As we talked about two weeks ago, hoity-toity, hifalutin, and la-di-da are folksy puncturers of pretension. These words have opposites in a set of terms that ooze superiority, that mock people for being “lower class” or less educated. Pleb, infra dig, and hoi polloi come directly from Latin and ancient Greek, and not by accident. No one grows up speaking the classical tongues anymore – they are “prestige” languages that require schooling to learn.
Pleb is taken from plebs, or plebeians, the “common people” of ancient Rome, the farmers, craftsmen, and bakers who were citizens but not part of the ruling classes. Pleb is found in both British and American English today, though it is pronounced and used differently. In Britain it rhymes with “Deb” and means “a member of the working classes” or “an uncultured person.” It is quite derogatory and offensive, as 2012’s “Plebgate” demonstrated. When a group of police officers refused to open a gate for a member of Parliament, he allegedly insulted them, “Best you learn your ... place. ... You’re ... plebs,” and was forced to resign as a result. In the United States, it is usually spelled plebe, rhymes with “dweeb,” and refers to a first-year cadet at a military academy.

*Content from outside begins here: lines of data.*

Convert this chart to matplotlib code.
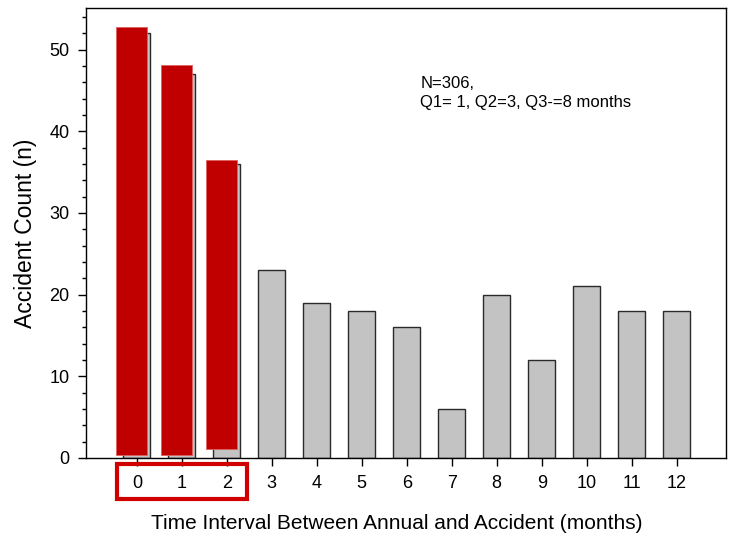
import numpy as np
import matplotlib.pyplot as plt
from matplotlib.patches import Rectangle
from matplotlib.ticker import MultipleLocator
import matplotlib.transforms as mtransforms

plt.rcParams['font.family'] = ['Liberation Sans', 'DejaVu Sans']

months = list(range(13))
counts = [52, 47, 36, 23, 19, 18, 16, 6, 20, 12, 21, 18, 18]

# red highlight blocks drawn over the first three bars
hl_months = [0, 1, 2]
hl_bottom = [0.4, 0.4, 1.05]
hl_top = [52.8, 48.1, 36.5]

fig = plt.figure(figsize=(7.32, 5.33), dpi=100)
ax = fig.add_axes([0.1175, 0.141, 0.8745, 0.844])

ax.bar(months, counts, width=0.6, color='#c3c3c3', edgecolor='#2a2a2a', linewidth=1.0, zorder=2)

hl_x = np.array(hl_months) - 0.12
hl_h = np.array(hl_top) - np.array(hl_bottom)
ax.bar(hl_x, hl_h, bottom=hl_bottom, width=0.69, color='#c00000',
       edgecolor='#e06060', linewidth=0.6, zorder=3)

ax.set_xlim(-1.13, 13.1)
ax.set_ylim(0, 55.1)
ax.set_xticks(months)
ax.yaxis.set_major_locator(MultipleLocator(10))
ax.yaxis.set_minor_locator(MultipleLocator(2))
ax.tick_params(axis='both', which='major', direction='out', length=6, width=1, labelsize=13, pad=6)
ax.tick_params(axis='y', which='minor', direction='out', length=3, width=1)
ax.tick_params(top=False, right=False)
for s in ax.spines.values():
    s.set_linewidth(1)

ax.set_xlabel('Time Interval Between Annual and Accident (months)', fontsize=15, labelpad=15)
ax.xaxis.set_label_coords(0.486, -0.125)
ax.set_ylabel('Accident Count (n)', fontsize=16.5, labelpad=9)

ax.text(0.522, 0.848, 'N=306,\nQ1= 1, Q2=3, Q3-=8 months', transform=ax.transAxes,
        fontsize=12, va='top', ha='left', linespacing=1.3)

# red box around tick labels 0-2
trans = mtransforms.blended_transform_factory(ax.transData, ax.transAxes)
box = Rectangle((-0.45, -0.091), 2.89, 0.078, transform=trans, fill=False,
                edgecolor='#d00000', linewidth=3, clip_on=False, zorder=5)
ax.add_patch(box)

fig.savefig('out.png', dpi=100)
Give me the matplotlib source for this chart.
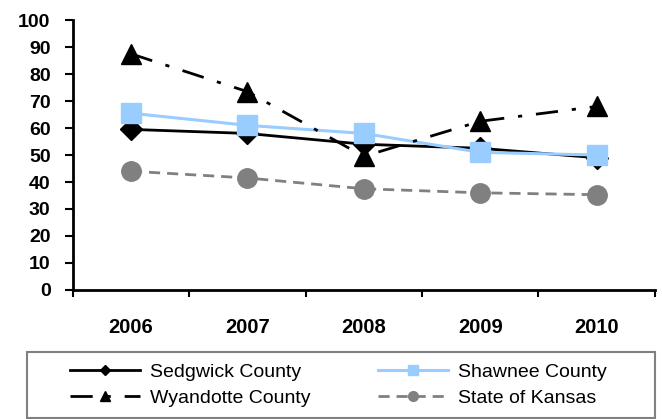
import matplotlib.pyplot as plt
from matplotlib.patches import Rectangle
from matplotlib.ticker import FixedLocator

years = ['2006', '2007', '2008', '2009', '2010']
sedgwick = [59.5, 58, 54, 52.5, 49]
shawnee = [65.5, 61, 58, 51, 50]
wyandotte = [87.5, 73.5, 49.5, 62.5, 68]
kansas = [44, 41.5, 37.5, 36, 35.3]

plt.rcParams['font.family'] = ['Liberation Sans', 'DejaVu Sans']

fig = plt.figure(figsize=(6.62, 4.19), dpi=100)
ax = fig.add_axes([0.110, 0.308, 0.879, 0.644])

x = range(len(years))
l1, = ax.plot(x, sedgwick, color='black', lw=2, marker='D', ms=11,
              label='Sedgwick County')
l2, = ax.plot(x, shawnee, color='#99CCFF', lw=2.2, marker='s', ms=14,
              label='Shawnee County')
l3, = ax.plot(x, wyandotte, color='black', lw=2, marker='^', ms=14,
              dashes=(8, 5, 1.5, 5), label='Wyandotte County')
l4, = ax.plot(x, kansas, color='#808080', lw=2, marker='o', ms=14,
              dashes=(4, 2.5), label='State of Kansas')

ax.set_xlim(-0.5, len(years) - 0.5)
ax.set_ylim(0, 100)
ax.set_yticks(range(0, 101, 10))
ax.set_xticks(list(x))
ax.set_xticklabels(years)
ax.xaxis.set_minor_locator(FixedLocator([i - 0.5 for i in range(len(years) + 1)]))
ax.tick_params(axis='x', which='major', length=0, pad=20)
ax.tick_params(axis='x', which='minor', length=5, width=1.5)
ax.tick_params(axis='y', length=6, width=1.5, pad=10)
for lab in ax.get_xticklabels():
    lab.set_fontsize(14.5)
    lab.set_fontweight('bold')
for lab in ax.get_yticklabels():
    lab.set_fontsize(14)
    lab.set_fontweight('bold')

ax.spines['top'].set_visible(False)
ax.spines['right'].set_visible(False)
ax.spines['left'].set_linewidth(2)
ax.spines['bottom'].set_linewidth(2)

# legend box
fig.patches.append(Rectangle((0.041, 0.003), 0.948, 0.157, transform=fig.transFigure,
                             fill=False, edgecolor='#808080', lw=1.5))
fig.legend([l1, l3, l2, l4],
           ['Sedgwick County', 'Wyandotte County', 'Shawnee County', 'State of Kansas'],
           ncol=2, loc='center left', bbox_to_anchor=(0.106, 0.081),
           fontsize=14, markerscale=0.5, handlelength=3.6, handletextpad=0.5,
           columnspacing=3.5, labelspacing=0.45, frameon=False,
           borderpad=0, borderaxespad=0)

fig.savefig('out.png', dpi=100)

In the television series “Downton Abbey,” the Earl of Grantham reacts with horror when his heir informs him that he has gotten a job. Both the word job (Samuel Johnson described it as “a low word” and defined it as “a low mean lucrative busy affair” in 1755) and the very idea of paid work were infra dig in the early 20th century among Downton’s aristocratic set. Infra dig is short for infra dignitatem, “beneath one’s dignity.” While today most of us think paid work is a good thing, English-speakers still use infra dig, especially in Britain. This summer, for example, cookbook author Nigella Lawson excused herself for retweeting a positive review of her own book by prefacing it “frightfully infra dig to retweet praise.”
Hoi polloi comes straight from Greek, where it means “the many.” In ancient Athens, which was proud of its democracy, this was often a positive term, contrasted with hoi oligoi, “the few.” (Oligarchy is thus government by a wealthy few, for selfish purposes.) By the time it made its way into English in the 17th century, though, it had become a pejorative term. It was not good to be classed with the hoi polloi, nor was it done to say “the hoi polloi,” as hoi actually is Greek for the word “the” – the phrase is redundant, like “pizza pie” or “the La Brea tar pits” (la brea means “the tar” in Spanish).
Perhaps through confusion with the similar-sounding hoity-toity, around a third of Americans use hoi polloi to mean “the few,” as in “the luxurious lifestyles of the hoi polloi.” Would it be infra dig to point this out?